-- begin --

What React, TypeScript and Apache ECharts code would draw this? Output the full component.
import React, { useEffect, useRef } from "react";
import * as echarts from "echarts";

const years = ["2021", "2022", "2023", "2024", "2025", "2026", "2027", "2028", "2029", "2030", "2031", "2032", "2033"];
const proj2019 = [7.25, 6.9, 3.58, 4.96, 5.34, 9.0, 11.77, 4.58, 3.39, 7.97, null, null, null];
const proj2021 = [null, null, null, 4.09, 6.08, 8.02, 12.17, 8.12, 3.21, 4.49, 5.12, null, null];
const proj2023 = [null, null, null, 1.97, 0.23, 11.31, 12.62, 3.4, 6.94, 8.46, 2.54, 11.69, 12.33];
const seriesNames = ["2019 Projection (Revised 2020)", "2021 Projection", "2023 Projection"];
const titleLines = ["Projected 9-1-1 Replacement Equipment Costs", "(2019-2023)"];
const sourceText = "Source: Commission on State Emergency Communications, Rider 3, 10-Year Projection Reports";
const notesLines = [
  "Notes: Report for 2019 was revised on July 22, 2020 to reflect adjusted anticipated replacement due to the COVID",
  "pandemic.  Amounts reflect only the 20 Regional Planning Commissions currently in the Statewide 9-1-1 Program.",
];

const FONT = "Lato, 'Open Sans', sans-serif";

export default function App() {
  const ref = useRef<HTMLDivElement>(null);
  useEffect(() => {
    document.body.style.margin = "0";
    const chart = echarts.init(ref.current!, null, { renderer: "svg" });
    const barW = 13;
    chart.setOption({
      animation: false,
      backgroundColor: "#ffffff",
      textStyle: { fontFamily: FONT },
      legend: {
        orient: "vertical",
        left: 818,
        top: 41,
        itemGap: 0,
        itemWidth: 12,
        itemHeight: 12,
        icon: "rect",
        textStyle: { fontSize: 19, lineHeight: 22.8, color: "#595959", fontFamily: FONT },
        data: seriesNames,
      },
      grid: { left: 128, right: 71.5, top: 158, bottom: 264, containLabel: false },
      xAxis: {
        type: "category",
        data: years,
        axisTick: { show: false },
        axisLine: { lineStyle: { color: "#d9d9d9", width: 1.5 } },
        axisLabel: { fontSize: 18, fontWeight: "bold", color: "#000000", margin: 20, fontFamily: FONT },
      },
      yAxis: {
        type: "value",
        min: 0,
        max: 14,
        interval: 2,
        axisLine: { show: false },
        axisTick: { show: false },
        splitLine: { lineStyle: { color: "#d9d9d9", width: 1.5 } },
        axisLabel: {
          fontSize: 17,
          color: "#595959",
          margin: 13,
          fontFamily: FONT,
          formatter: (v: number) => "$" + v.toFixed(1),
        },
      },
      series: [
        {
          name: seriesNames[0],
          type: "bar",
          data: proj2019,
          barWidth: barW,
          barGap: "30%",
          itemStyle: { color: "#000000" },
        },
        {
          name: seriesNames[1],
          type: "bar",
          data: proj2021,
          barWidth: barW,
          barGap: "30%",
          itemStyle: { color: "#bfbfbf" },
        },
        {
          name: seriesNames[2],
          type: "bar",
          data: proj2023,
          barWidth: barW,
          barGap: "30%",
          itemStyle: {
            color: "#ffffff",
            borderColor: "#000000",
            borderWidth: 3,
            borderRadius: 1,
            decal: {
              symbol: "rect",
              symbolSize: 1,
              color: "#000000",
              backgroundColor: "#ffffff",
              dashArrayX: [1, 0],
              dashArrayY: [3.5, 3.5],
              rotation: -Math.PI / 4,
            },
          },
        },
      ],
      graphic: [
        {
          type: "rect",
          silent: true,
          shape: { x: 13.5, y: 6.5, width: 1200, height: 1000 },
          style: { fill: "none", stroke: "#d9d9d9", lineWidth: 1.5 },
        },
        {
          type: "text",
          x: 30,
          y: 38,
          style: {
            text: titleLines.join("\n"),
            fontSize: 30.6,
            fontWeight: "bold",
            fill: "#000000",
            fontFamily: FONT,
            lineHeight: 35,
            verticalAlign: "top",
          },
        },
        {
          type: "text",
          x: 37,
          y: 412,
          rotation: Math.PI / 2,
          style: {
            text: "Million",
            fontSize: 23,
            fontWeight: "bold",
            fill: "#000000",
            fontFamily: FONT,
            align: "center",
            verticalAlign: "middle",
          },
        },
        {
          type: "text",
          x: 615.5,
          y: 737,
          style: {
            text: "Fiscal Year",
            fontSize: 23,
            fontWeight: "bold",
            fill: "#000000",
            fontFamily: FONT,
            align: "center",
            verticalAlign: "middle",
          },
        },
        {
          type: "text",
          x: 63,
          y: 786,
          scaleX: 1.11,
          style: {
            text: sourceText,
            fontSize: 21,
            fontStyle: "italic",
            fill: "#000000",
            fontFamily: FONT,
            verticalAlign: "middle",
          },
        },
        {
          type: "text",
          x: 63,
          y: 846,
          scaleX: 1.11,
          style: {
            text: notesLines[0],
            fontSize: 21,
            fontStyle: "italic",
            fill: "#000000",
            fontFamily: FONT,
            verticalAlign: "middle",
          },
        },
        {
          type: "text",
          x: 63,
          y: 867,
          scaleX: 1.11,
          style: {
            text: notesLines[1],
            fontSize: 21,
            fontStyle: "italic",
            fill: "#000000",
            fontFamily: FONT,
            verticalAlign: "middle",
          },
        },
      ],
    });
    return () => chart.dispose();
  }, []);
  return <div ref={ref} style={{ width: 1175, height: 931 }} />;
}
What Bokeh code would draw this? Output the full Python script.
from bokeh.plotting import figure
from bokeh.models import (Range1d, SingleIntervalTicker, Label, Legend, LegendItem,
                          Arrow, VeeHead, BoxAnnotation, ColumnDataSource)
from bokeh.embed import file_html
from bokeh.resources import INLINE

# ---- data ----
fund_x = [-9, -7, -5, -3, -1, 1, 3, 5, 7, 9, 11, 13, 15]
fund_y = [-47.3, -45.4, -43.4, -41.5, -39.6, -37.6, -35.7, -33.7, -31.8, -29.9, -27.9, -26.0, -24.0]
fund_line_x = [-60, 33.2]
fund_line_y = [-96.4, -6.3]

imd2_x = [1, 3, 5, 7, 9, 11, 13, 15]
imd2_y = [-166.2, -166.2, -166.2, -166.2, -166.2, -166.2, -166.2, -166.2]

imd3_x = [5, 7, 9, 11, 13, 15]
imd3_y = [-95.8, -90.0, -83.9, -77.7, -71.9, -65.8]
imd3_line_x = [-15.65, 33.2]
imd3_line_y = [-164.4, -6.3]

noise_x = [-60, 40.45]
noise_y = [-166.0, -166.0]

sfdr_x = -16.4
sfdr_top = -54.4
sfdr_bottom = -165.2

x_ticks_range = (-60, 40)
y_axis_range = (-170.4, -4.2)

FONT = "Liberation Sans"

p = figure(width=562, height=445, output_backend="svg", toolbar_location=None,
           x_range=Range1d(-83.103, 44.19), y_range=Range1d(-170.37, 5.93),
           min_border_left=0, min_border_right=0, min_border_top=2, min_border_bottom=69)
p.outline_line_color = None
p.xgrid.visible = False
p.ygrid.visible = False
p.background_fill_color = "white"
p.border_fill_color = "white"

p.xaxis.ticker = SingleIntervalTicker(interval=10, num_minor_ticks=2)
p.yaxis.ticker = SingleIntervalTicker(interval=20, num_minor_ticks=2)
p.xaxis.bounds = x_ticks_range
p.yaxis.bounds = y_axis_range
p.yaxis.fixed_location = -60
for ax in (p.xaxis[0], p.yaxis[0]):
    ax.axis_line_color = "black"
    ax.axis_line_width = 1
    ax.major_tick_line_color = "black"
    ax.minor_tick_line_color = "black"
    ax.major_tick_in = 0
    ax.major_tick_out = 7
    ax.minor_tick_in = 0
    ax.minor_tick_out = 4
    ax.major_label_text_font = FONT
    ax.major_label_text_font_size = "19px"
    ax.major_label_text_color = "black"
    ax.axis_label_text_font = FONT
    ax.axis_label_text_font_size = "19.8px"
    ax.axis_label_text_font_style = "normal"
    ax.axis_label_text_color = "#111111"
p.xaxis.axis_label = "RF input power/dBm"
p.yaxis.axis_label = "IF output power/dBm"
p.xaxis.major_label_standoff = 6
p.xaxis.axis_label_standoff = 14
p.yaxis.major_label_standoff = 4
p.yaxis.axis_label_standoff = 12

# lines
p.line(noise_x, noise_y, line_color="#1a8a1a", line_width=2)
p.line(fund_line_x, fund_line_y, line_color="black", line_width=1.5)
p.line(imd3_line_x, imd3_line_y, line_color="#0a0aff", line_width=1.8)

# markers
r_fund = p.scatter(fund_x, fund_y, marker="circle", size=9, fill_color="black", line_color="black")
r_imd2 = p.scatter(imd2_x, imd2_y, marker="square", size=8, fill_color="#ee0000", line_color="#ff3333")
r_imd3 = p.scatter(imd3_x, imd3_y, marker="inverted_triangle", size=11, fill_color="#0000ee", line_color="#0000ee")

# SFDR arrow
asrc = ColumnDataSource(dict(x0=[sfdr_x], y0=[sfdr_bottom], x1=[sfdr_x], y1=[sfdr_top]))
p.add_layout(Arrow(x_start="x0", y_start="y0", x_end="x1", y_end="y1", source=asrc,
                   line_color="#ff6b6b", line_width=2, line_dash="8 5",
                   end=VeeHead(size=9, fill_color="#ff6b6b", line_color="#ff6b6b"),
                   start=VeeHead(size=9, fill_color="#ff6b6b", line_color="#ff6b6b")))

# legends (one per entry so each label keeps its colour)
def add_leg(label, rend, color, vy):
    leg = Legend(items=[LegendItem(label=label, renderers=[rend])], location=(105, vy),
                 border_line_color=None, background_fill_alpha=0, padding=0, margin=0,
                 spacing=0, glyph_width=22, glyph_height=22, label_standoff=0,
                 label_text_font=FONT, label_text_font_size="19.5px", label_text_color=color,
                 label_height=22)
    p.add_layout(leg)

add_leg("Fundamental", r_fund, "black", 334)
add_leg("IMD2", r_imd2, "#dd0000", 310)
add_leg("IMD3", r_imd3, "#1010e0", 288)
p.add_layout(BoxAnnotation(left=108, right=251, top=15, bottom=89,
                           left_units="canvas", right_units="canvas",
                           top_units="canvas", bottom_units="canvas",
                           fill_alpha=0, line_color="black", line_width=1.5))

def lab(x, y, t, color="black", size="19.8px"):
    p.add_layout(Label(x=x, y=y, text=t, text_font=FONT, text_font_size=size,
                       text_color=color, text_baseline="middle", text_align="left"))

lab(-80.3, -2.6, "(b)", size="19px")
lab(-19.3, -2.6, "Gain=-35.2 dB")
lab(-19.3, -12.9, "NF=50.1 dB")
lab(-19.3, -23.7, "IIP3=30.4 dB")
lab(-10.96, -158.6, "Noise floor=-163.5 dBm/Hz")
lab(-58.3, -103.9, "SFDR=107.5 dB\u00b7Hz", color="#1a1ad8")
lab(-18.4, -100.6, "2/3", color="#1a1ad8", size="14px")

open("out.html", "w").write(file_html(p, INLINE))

-- end --

Aim:
Restate the listing exactly, starting at its first line and ending at the line where "import * as" occurs; include both and no other lines.

Written response:
What React, TypeScript and Apache ECharts code would draw this? Output the full component.
import React, { useEffect, useRef } from "react";
import * as echarts from "echarts";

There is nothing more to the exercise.